§ **TO BE DONE**
Leave out all pictures. Return exactly the lines from the top of the material through the line containing "103.6, 103.5, 101.0, 100.3, 99.8, 98.0]".

§ **INFORMATION SUPPLIED**
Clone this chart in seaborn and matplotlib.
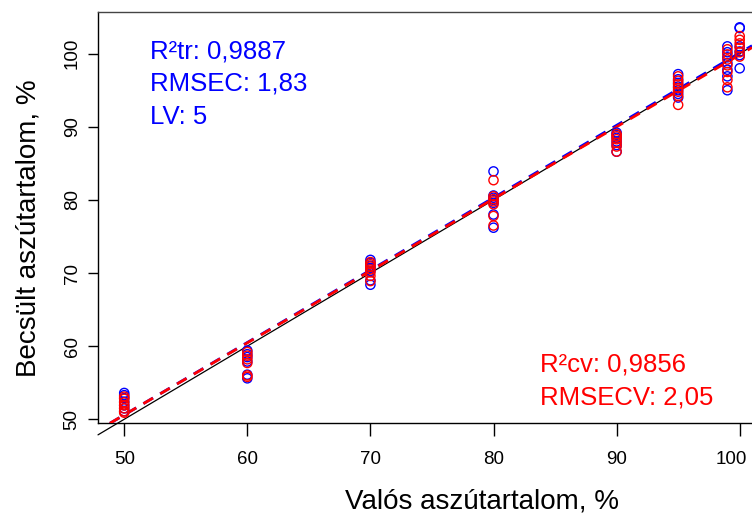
import numpy as np
import pandas as pd
import matplotlib
matplotlib.use("Agg")
import matplotlib.pyplot as plt
import matplotlib.transforms as mtransforms
import seaborn as sns

# valós aszútartalom (x) és becsült értékek: kalibráció (kék) és keresztvalidáció (piros)
valos_tr = [50] * 7 + [60] * 6 + [70] * 7 + [80] * 7 + [90] * 6 + [95] * 7 + [99] * 7 + [100] * 6
becsult_tr = [53.6, 53.3, 52.9, 52.4, 51.9, 51.5, 51.1,
              59.4, 58.9, 58.5, 57.9, 56.1, 55.6,
              71.8, 71.4, 71.0, 70.7, 70.3, 69.0, 68.4,
              83.9, 80.6, 80.3, 80.0, 79.6, 78.0, 76.2,
              89.2, 88.9, 88.5, 88.0, 87.5, 86.6,
              97.2, 96.5, 96.0, 95.5, 95.0, 94.5, 94.0,
              101.0, 100.2, 99.5, 98.7, 97.8, 96.9, 95.0,
              103.6, 103.5, 101.0, 100.3, 99.8, 98.0]

valos_cv = [50] * 7 + [60] * 6 + [70] * 7 + [80] * 7 + [90] * 6 + [95] * 7 + [99] * 7 + [100] * 6
becsult_cv = [53.1, 52.8, 52.3, 51.9, 51.5, 51.1, 50.9,
              59.2, 58.7, 58.2, 57.7, 56.0, 55.8,
              71.5, 71.2, 70.9, 70.5, 70.1, 69.6, 68.9,
              82.7, 80.5, 80.1, 79.8, 79.4, 77.8, 76.5,
              89.0, 88.7, 88.3, 87.8, 87.3, 86.6,
              96.9, 96.3, 95.8, 95.3, 94.8, 94.2, 93.0,
              100.6, 99.9, 99.2, 98.4, 97.5, 96.4, 95.4,
              102.4, 101.9, 101.4, 100.8, 100.2, 99.6]

# illesztett egyenesek (meredekség, tengelymetszet)
illesztes_tr = (0.990, 1.10)
illesztes_cv = (0.985, 1.35)

xticks = [50, 60, 70, 80, 90, 100]
yticks = [50, 60, 70, 80, 90, 100]

sns.set_style("white")
plt.rcParams['font.family'] = ['Liberation Sans', 'DejaVu Sans']
plt.rcParams['text.color'] = 'black'
plt.rcParams['axes.labelcolor'] = 'black'
plt.rcParams['xtick.color'] = 'black'
plt.rcParams['ytick.color'] = 'black'

kek = "#0000FF"
piros = "#FF0000"

df_tr = pd.DataFrame({'valos': valos_tr, 'becsult': becsult_tr})
df_cv = pd.DataFrame({'valos': valos_cv, 'becsult': becsult_cv})

fig = plt.figure(figsize=(7.52, 5.16), dpi=100)
ax = fig.add_axes([98 / 752, 1 - 423.3 / 516, 1 - 98 / 752, (423.3 - 12) / 516])

ax.set_xlim(47.87, 101.0)
ax.set_ylim(49.45, 105.7)

# y = x referencia egyenes, a tengelyen kívülre is kinyúlik
x0, x1 = ax.get_xlim()
ax.plot([x0, x1 + 1], [x0, x1 + 1], color='black', lw=0.9, clip_on=False, zorder=2)

# regressziós egyenesek
ax.axline((0, illesztes_tr[1]), slope=illesztes_tr[0], color=kek, lw=2.0,
          dashes=(4, 3), zorder=3)
ax.axline((0, illesztes_cv[1]), slope=illesztes_cv[0], color=piros, lw=2.0,
          dashes=(4, 3), zorder=3.1)

sns.scatterplot(data=df_tr, x='valos', y='becsult', ax=ax, marker='o', s=44,
                facecolors='none', edgecolor=kek, linewidth=1.0, zorder=4)
sns.scatterplot(data=df_cv, x='valos', y='becsult', ax=ax, marker='o', s=44,
                facecolors='none', edgecolor=piros, linewidth=1.0, zorder=5)

ax.set_xticks(xticks)
ax.set_yticks(yticks)
ax.set_xticklabels([str(t) for t in xticks], fontsize=13.5)
ax.set_yticklabels([str(t) for t in yticks], fontsize=13.5,
                   rotation=90, va='center')
ax.tick_params(axis='x', direction='out', length=9, width=1, pad=11, bottom=True,
               colors='black')
ax.tick_params(axis='y', direction='out', length=7.5, width=1, pad=5, left=True,
               colors='black')

# az utolsó címke a kép széléhez simul
utolso = ax.get_xticklabels()[-1]
utolso.set_transform(utolso.get_transform() +
                     mtransforms.ScaledTranslation(-6 / 72, 0, fig.dpi_scale_trans))

ax.spines['right'].set_visible(False)
ax.spines['top'].set_color('#444444')
for s in ['left', 'bottom']:
    ax.spines[s].set_color('black')
for s in ['left', 'bottom', 'top']:
    ax.spines[s].set_linewidth(1.0)

ax.set_xlabel('Valós aszútartalom, %', fontsize=20, va='baseline', color='black')
ax.xaxis.set_label_coords(0.587, -0.206)
ax.set_ylabel('Becsült aszútartalom, %', fontsize=20, va='center', color='black')
ax.yaxis.set_label_coords(-0.107, 0.475)

# statisztikák
ax.text(0.0795, 0.8874, 'R²tr: 0,9887', transform=ax.transAxes, color=kek,
        fontsize=18.5, va='baseline')
ax.text(0.0795, 0.808, 'RMSEC: 1,83', transform=ax.transAxes, color=kek,
        fontsize=18.5, va='baseline')
ax.text(0.0795, 0.7277, 'LV: 5', transform=ax.transAxes, color=kek,
        fontsize=18.5, va='baseline')
ax.text((540 - 98) / 654, 1 - (371.7 - 12) / 411.3, 'R²cv: 0,9856', transform=ax.transAxes,
        color=piros, fontsize=18.5, va='baseline')
ax.text((540 - 98) / 654, 1 - (405 - 12) / 411.3, 'RMSECV: 2,05', transform=ax.transAxes,
        color=piros, fontsize=18.5, va='baseline')

fig.savefig('out.png', dpi=100)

§ **TASK OUTPUT**
Clone this chart in seaborn and matplotlib.
import numpy as np
import pandas as pd
import matplotlib
matplotlib.use("Agg")
import matplotlib.pyplot as plt
import matplotlib.transforms as mtransforms
import seaborn as sns

# valós aszútartalom (x) és becsült értékek: kalibráció (kék) és keresztvalidáció (piros)
valos_tr = [50] * 7 + [60] * 6 + [70] * 7 + [80] * 7 + [90] * 6 + [95] * 7 + [99] * 7 + [100] * 6
becsult_tr = [53.6, 53.3, 52.9, 52.4, 51.9, 51.5, 51.1,
              59.4, 58.9, 58.5, 57.9, 56.1, 55.6,
              71.8, 71.4, 71.0, 70.7, 70.3, 69.0, 68.4,
              83.9, 80.6, 80.3, 80.0, 79.6, 78.0, 76.2,
              89.2, 88.9, 88.5, 88.0, 87.5, 86.6,
              97.2, 96.5, 96.0, 95.5, 95.0, 94.5, 94.0,
              101.0, 100.2, 99.5, 98.7, 97.8, 96.9, 95.0,
              103.6, 103.5, 101.0, 100.3, 99.8, 98.0]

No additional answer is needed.